WHOA! How can you say that? Jesus was perfectly righteous. He never did anything wrong. He never sinned. He always did right. Everything Jesus did pleased the Father. How could anyone say that he or she is as righteous as Jesus?
Then out come the verses:
“For all have sinned and come short of the glory of God…”
“There is none righteous, no not one…”
“All we like sheep have gone astray…”
“If we say we have no sin, we deceive ourselves…”
And all of these verses are true, and I believe all of them. But that’s what we were, not what we are. Yes, we have all sinned and fallen short. No debate. It is true that no one, save Jesus, is without sin and righteous on his or her own. No argument on that. If we say that we have not sinned, we deceive ourselves. That’s true also. Those statements are about what used to be and what would still be true if we were apart from Christ.
But we are not apart from Christ. We have been washed and sanctified and justified (1 Cor 6:11). We have been cleansed of all sin (1 John 1:7). We have been forgiven (1 John 2:12). In Jesus, all these things are true of us.

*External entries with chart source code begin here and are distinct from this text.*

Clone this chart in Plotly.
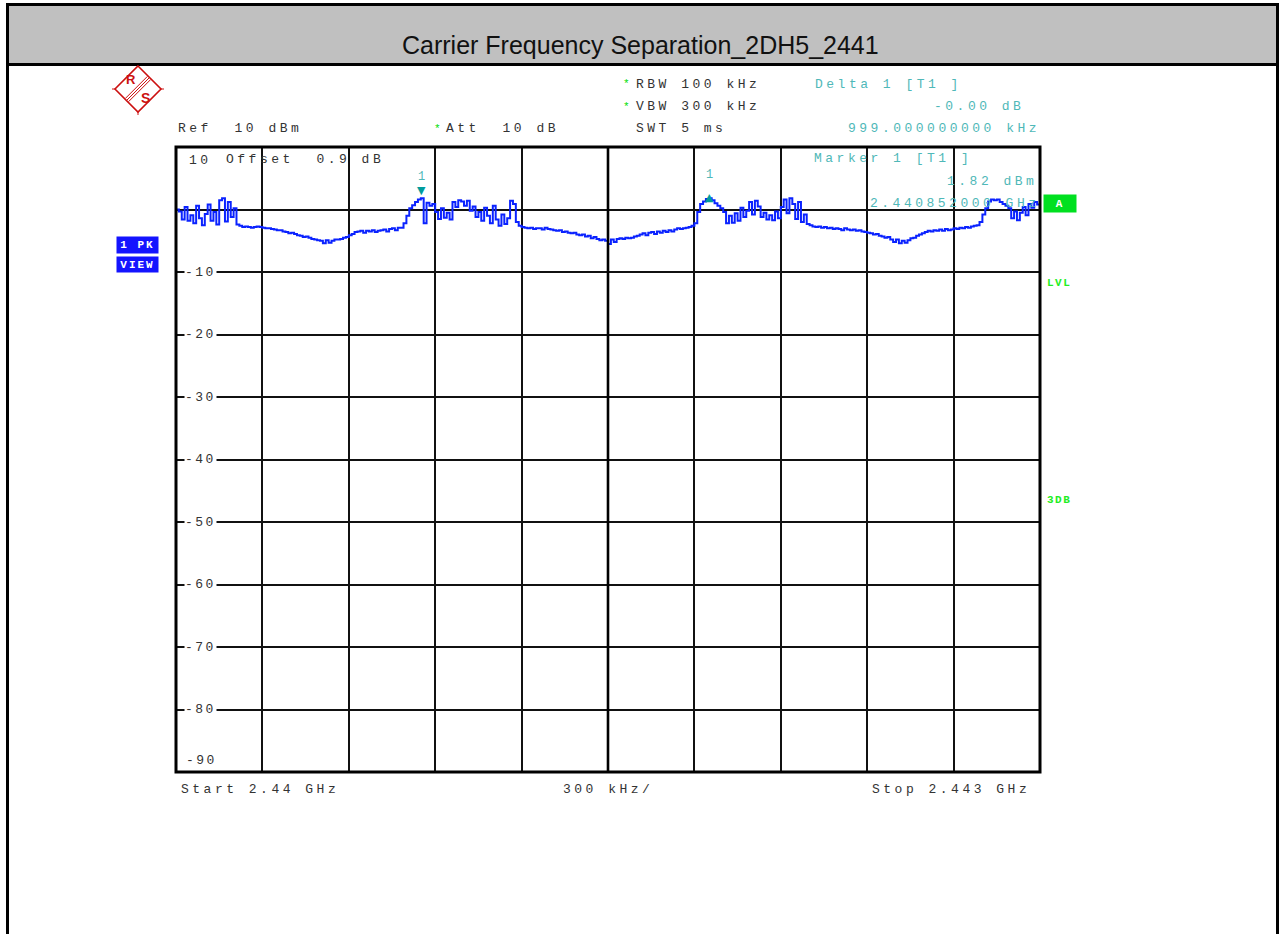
import numpy as np
import plotly.graph_objects as go

W, H = 1279, 934

# Sweep: 2.440 GHz .. 2.443 GHz, 301 points (10 kHz per point)
start_ghz = 2.440
stop_ghz = 2.443
n_points = 301
freq_ghz = np.linspace(start_ghz, stop_ghz, n_points)

# Trace 1 (max peak), dBm, in sweep order
level_seg1 = [0.0, -0.3, -1.6, 0.4, -1.8, -0.9, -2.2, 0.6, -1.4, -2.5, -0.7, 0.8,
              -1.8, -0.4, -2.4, 1.5, 1.8, -1.9, 1.2, -1.2, 0.2, -2.4, -2.6]
level_seg2 = [-2.8, -2.7, -2.8, -2.9, -2.8, -2.7, -2.8, -2.9,
              -3.0, -3.0, -3.1, -3.2, -3.3, -3.3, -3.5, -3.6, -3.8, -3.7,
              -3.9, -4.1, -4.2, -4.4, -4.3, -4.5, -4.7, -4.8, -4.9, -5.0,
              -5.4, -4.9, -5.3, -5.0, -4.8,
              -4.8, -4.7, -4.5, -4.4, -4.1, -3.9, -3.6, -3.5, -3.4, -3.7,
              -3.4, -3.5, -3.3, -3.6, -3.4, -3.3, -3.2, -3.5, -3.1, -3.0, -3.3, -2.9,
              -2.9, -2.2, -1.0, 0.2, 0.7, 1.2, 1.6, 1.82]
level_seg3 = [-2.2, 1.1, 0.6, 0.9, -0.4, -1.5, 0.2, -1.3, -0.5, -1.6, 1.2, 0.4,
              1.5, 1.3, 0.6, 1.4, -0.2, 0.5, -1.2, -0.4, -1.8, 0.3, -1.0, -2.2,
              0.6, -1.6, -2.6, -0.8, -2.3, -1.4, 1.4, 0.9, -2.0, -2.6]
level_seg4 = [-2.8, -2.9, -3.0, -2.9, -3.1, -3.0, -3.0, -3.2, -2.9, -3.1,
              -3.2, -3.3, -3.4, -3.3, -3.6, -3.5, -3.7, -3.8, -3.7, -4.0,
              -4.1, -4.0, -4.3, -4.2, -4.6, -4.4, -4.7, -4.9, -4.8, -5.0,
              -5.5, -4.8, -5.2, -4.7,
              -4.6, -4.7, -4.5, -4.6, -4.5, -4.3,
              -4.2, -4.0, -3.8, -4.1, -3.7, -3.6, -3.9, -3.5, -3.7, -3.4,
              -3.6, -3.3, -3.5, -3.2, -3.0, -3.1, -3.0, -2.9,
              -2.8, -2.6,
              -2.2, -0.4, 0.9, 1.3, 1.7, 1.82]
level_seg5 = [1.5, 1.0, 0.6, 0.2, -0.4, -2.2, -1.0, -2.1, -0.6, -1.8, 0.3, -1.2,
              -0.2, 1.2, -0.8, 1.4, 0.5, -1.2, -0.5, -1.6, -0.9, -1.7, -0.3, -1.4,
              0.4, 1.6, -0.6, 1.8, 0.9, -1.5, 1.2, -2.0, -0.8, -2.3, -2.5, -2.7]
level_seg6 = [-2.8, -2.7, -2.9, -2.8, -3.0, -2.9, -3.1, -3.0,
              -3.1, -3.3, -3.0, -3.2, -3.3, -3.2, -3.4, -3.3, -3.5, -3.6,
              -3.7, -3.8, -4.0, -3.9, -4.2, -4.3, -4.5, -4.4, -4.8, -5.2,
              -4.8, -5.4, -5.0, -5.3,
              -4.9, -4.6, -4.5, -4.2, -4.0, -3.8, -3.6, -3.4, -3.5, -3.3,
              -3.4, -3.2, -3.4, -3.1, -3.3, -3.2, -3.0, -3.1, -2.9, -3.0,
              -2.8, -2.9, -2.7, -2.6,
              -2.5, -2.0, -0.8, 0.2, 1.3, 1.6, 1.5, 1.6, 1.2, 0.9,
              0.6, 0.2, -1.4, -0.3, -1.7, -0.5, 0.4, -0.9, 0.9, 0.3, 1.2, 0.8, 1.5]
level_dbm = level_seg1 + level_seg2 + level_seg3 + level_seg4 + level_seg5 + level_seg6
assert len(level_dbm) == n_points

# Markers
marker1_ghz, marker1_dbm = 2.440852, 1.82
delta1_khz, delta1_db = 999.0, -0.00
delta1_ghz = marker1_ghz + delta1_khz / 1e6
delta1_dbm = marker1_dbm + delta1_db

ref_level = 10
y_bottom = -90
y_labels = [-10, -20, -30, -40, -50, -60, -70, -80]

# Screen geometry (pixels)
PL, PR, PT, PB = 176, 1040, 147, 772

def px(x):
    return x / W

def py(y):
    return 1 - y / H

MONO = "Courier New, Liberation Mono, monospace"
DARK = "#333333"
TEAL = "#4fb8b8"
TEAL_DARK = "#009c9c"
GREEN = "#00dd00"
BLUE = "#1414ff"
RED = "#cc1010"


def spaced(s, spacing=3.5):
    s = s.replace(" ", "\u00a0")
    return f'<span style="letter-spacing:{spacing}px">{s}</span>'


fig = go.Figure()
fig.add_trace(go.Scatter(
    x=freq_ghz, y=level_dbm, mode="lines", line_shape="hv",
    line=dict(color="#0a22ff", width=2), hoverinfo="skip", showlegend=False,
))

annotations = []


def txt(x, y, s, color=DARK, size=13, anchor="left", family=MONO, spacing=3.5, **kw):
    annotations.append(dict(
        x=px(x), y=py(y), xref="paper", yref="paper", showarrow=False,
        xanchor=anchor, yanchor="middle",
        text=spaced(s, spacing) if spacing else s,
        font=dict(family=family, size=size, color=color), **kw))


# Title band text
txt(640, 45, "Carrier Frequency Separation_2DH5_2441", color="#111111", size=25,
    anchor="center", family="Liberation Sans, Arial, sans-serif", spacing=0)

# Instrument settings header
txt(176, 129, "Ref  10 dBm")
txt(432, 129, "*", color=GREEN, size=11, spacing=0)
txt(444, 129, "Att  10 dB")
txt(621, 84, "*", color=GREEN, size=11, spacing=0)
txt(634, 84, "RBW 100 kHz")
txt(621, 107, "*", color=GREEN, size=11, spacing=0)
txt(634, 107, "VBW 300 kHz")
txt(634, 129, "SWT 5 ms")
txt(813, 84, "Delta 1 [T1 ]", color=TEAL)
txt(1026, 107, f"{delta1_db:.2f} dB", color=TEAL, anchor="right")
txt(846, 129, f"{delta1_khz:.9f} kHz", color=TEAL)

# Inside the graticule
txt(187, 161, str(ref_level))
txt(224, 160, "Offset  0.9 dB")
txt(812, 159, "Marker 1 [T1 ]", color=TEAL)
txt(1039, 181, f"{marker1_dbm:.2f} dBm", color=TEAL, anchor="right")
txt(868, 204, f"{marker1_ghz:.9f} GHz", color=TEAL)

# Y level labels sit on the grid lines with a white backing
for v in y_labels:
    yy = PT + (ref_level - v) / (ref_level - y_bottom) * (PB - PT)
    txt(184, yy, str(v), bgcolor="white", borderpad=0, spacing=2.5)
txt(184, 760, str(y_bottom), spacing=2.5)

# Frequency axis captions
txt(179, 789, "Start 2.44 GHz")
txt(561, 789, "300 kHz/")
txt(870, 789, "Stop 2.443 GHz")

# Status boxes
def box_label(x0, y0, x1, y1, s, bg):
    annotations.append(dict(
        x=px((x0 + x1) / 2), y=py((y0 + y1) / 2), xref="paper", yref="paper",
        showarrow=False, xanchor="center", yanchor="middle",
        width=x1 - x0, height=y1 - y0, bgcolor=bg, borderpad=0,
        text=f"<b>{spaced(s, 2.0)}</b>",
        font=dict(family=MONO, size=11, color="white")))

box_label(117, 237, 158, 253, "1 PK", BLUE)
box_label(117, 257, 158, 272, "VIEW", BLUE)
box_label(1044, 195, 1076, 212, "A", "#00e020")
txt(1045, 283, "<b>LVL</b>", color="#22ee22", size=11, spacing=1.5)
txt(1045, 500, "<b>3DB</b>", color="#22ee22", size=11, spacing=1.5)

# Marker symbols on the trace
annotations.append(dict(x=marker1_ghz, y=marker1_dbm, xref="x", yref="y", showarrow=False,
                        text="▼", yshift=8, font=dict(size=11, color=TEAL_DARK,
                                                      family="DejaVu Sans")))
annotations.append(dict(x=marker1_ghz, y=marker1_dbm, xref="x", yref="y", showarrow=False,
                        text="1", yshift=21, font=dict(size=12, color=TEAL, family=MONO)))
annotations.append(dict(x=delta1_ghz, y=delta1_dbm, xref="x", yref="y", showarrow=False,
                        text="▲", yshift=1, font=dict(size=11, color=TEAL_DARK,
                                                      family="DejaVu Sans")))
annotations.append(dict(x=delta1_ghz, y=delta1_dbm, xref="x", yref="y", showarrow=False,
                        text="1", yshift=23, font=dict(size=12, color=TEAL, family=MONO)))

# Logo letters
txt(131, 80, "<b>R</b>", color=RED, size=13, anchor="center",
    family="Liberation Sans, Arial", spacing=0)
txt(145, 98, "<b>S</b>", color=RED, size=14, anchor="center",
    family="Liberation Sans, Arial", spacing=0)

shapes = []

def pline(x0, y0, x1, y1, color="black", width=3):
    shapes.append(dict(type="line", xref="paper", yref="paper",
                       x0=px(x0), y0=py(y0), x1=px(x1), y1=py(y1),
                       line=dict(color=color, width=width)))

# Page frame and title band
shapes.append(dict(type="rect", xref="paper", yref="paper", x0=px(7.5), y0=py(4.5),
                   x1=px(1277.5), y1=py(64.5), fillcolor="#c0c0c0",
                   line=dict(color="black", width=3), layer="below"))
pline(7.5, 4.5, 7.5, H + 2)
pline(1277.5, 4.5, 1277.5, H + 2)

# Centre division line and graticule frame
shapes.append(dict(type="line", xref="x", yref="paper", x0=(start_ghz + stop_ghz) / 2,
                   x1=(start_ghz + stop_ghz) / 2, y0=py(PT), y1=py(PB),
                   line=dict(color="black", width=2.6)))
shapes.append(dict(type="rect", xref="paper", yref="paper", x0=px(PL), y0=py(PB),
                   x1=px(PR), y1=py(PT), line=dict(color="black", width=3)))

# Logo diamond with stripes
cx, cy, r = 138, 89, 23
diamond = (f"M {px(cx)} {py(cy - r)} L {px(cx + r)} {py(cy)} "
           f"L {px(cx)} {py(cy + r)} L {px(cx - r)} {py(cy)} Z")
shapes.append(dict(type="path", xref="paper", yref="paper", path=diamond,
                   line=dict(color=RED, width=1.6)))
for off in (-1.6, 0.0, 1.6):
    pline(127 + off, 100 + off, 149 + off, 78 + off, color=RED, width=1)
pline(112, 89, 115, 89, color=RED, width=1)
pline(161, 89, 164, 89, color=RED, width=1)
pline(138, 112, 138, 115, color=RED, width=1)

fig.update_layout(
    width=W, height=H, margin=dict(l=0, r=0, t=0, b=0),
    paper_bgcolor="white", plot_bgcolor="white",
    xaxis=dict(domain=[px(PL), px(PR)], range=[start_ghz, stop_ghz],
               tick0=start_ghz, dtick=(stop_ghz - start_ghz) / 10,
               showgrid=True, gridcolor="#111111", gridwidth=1.6,
               showticklabels=False, ticks="", zeroline=False, showline=False,
               fixedrange=True),
    yaxis=dict(domain=[py(PB), py(PT)], range=[y_bottom, ref_level],
               tick0=0, dtick=10, showgrid=True, gridcolor="#111111", gridwidth=1.6,
               showticklabels=False, ticks="", zeroline=False, showline=False,
               fixedrange=True),
    annotations=annotations, shapes=shapes, showlegend=False,
)

fig.write_html("out.html")
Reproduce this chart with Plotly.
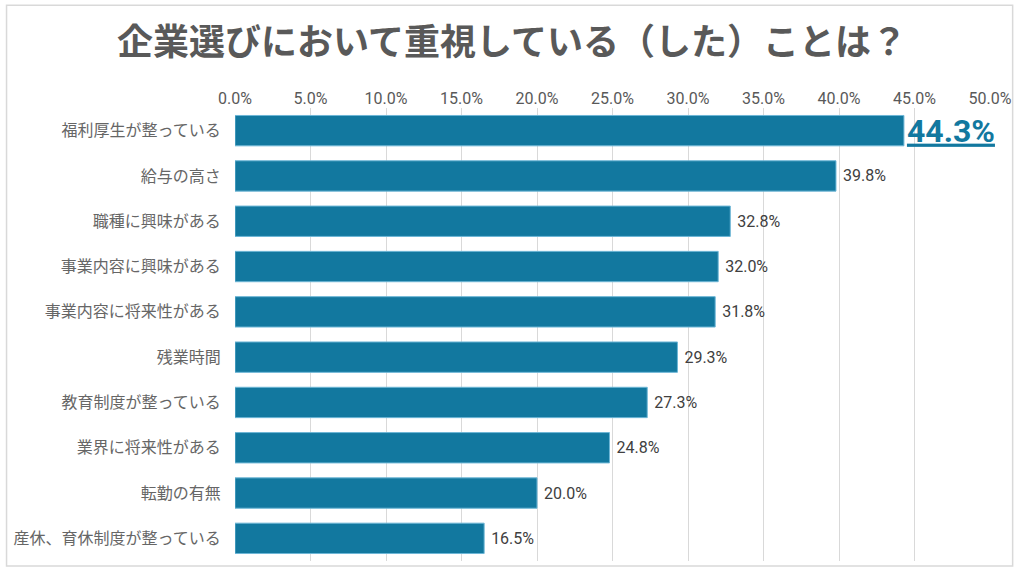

In the Bible, the concept of righteousness is portrayed as an account sheet. Sins are listed as negative, I presume; while good works are listed as positives. We have a couple of problems. There are so many sins that our good works will never catch up. Then, even our good works are so often compromised by our sins. We do things we want to do and in the way we want and for the people we want. So few good works are truly pure, without the stain of sin in themselves. And more, even those few good things we do that are actually close to selfless are not truly our work, but the work of Jesus in us and through us. All of that means that our moral account is in pretty bad shape. Not even close to righteous.
The theological word connected to all of this is “imputed.” To impute something is to give it to another. In the Bible, this particularly refers to moral or spiritual accountability. And righteousness is imputed, given to us from outside of us. The only righteousness we have is imputed righteousness.
So the gospel teaches us that Jesus, who was perfectly righteous in Himself, washed away our unrighteousness by His sacrifice for us on the cross and granted to us His own righteousness. So Paul says:
For He made Him who knew no sin to be sin for us, that we might become the righteousness of God in Him. 2 Corinthians 5:21
We become the “righteousness of God.” Even about himself, Paul says that his only goal in life is to be found in Christ:
…not having my own righteousness, which is from the law, but that which is through faith in Christ, the righteousness which is from God by faith Philippians 3:9
In other words, if you were to ask Paul how righteous he was, he would tell you about the righteousness of Christ in him. Why? Because there was no other righteousness in him.
So here you go. Apart from Christ, no one is righteous. But those who have come to Him for salvation by faith are not apart from Him. In Him, you have His righteousness. Because He is in you and you are in Him, His righteousness is your righteousness.
How righteous are you? If you belong to Jesus, you are as righteous as He is. That’s the message of grace!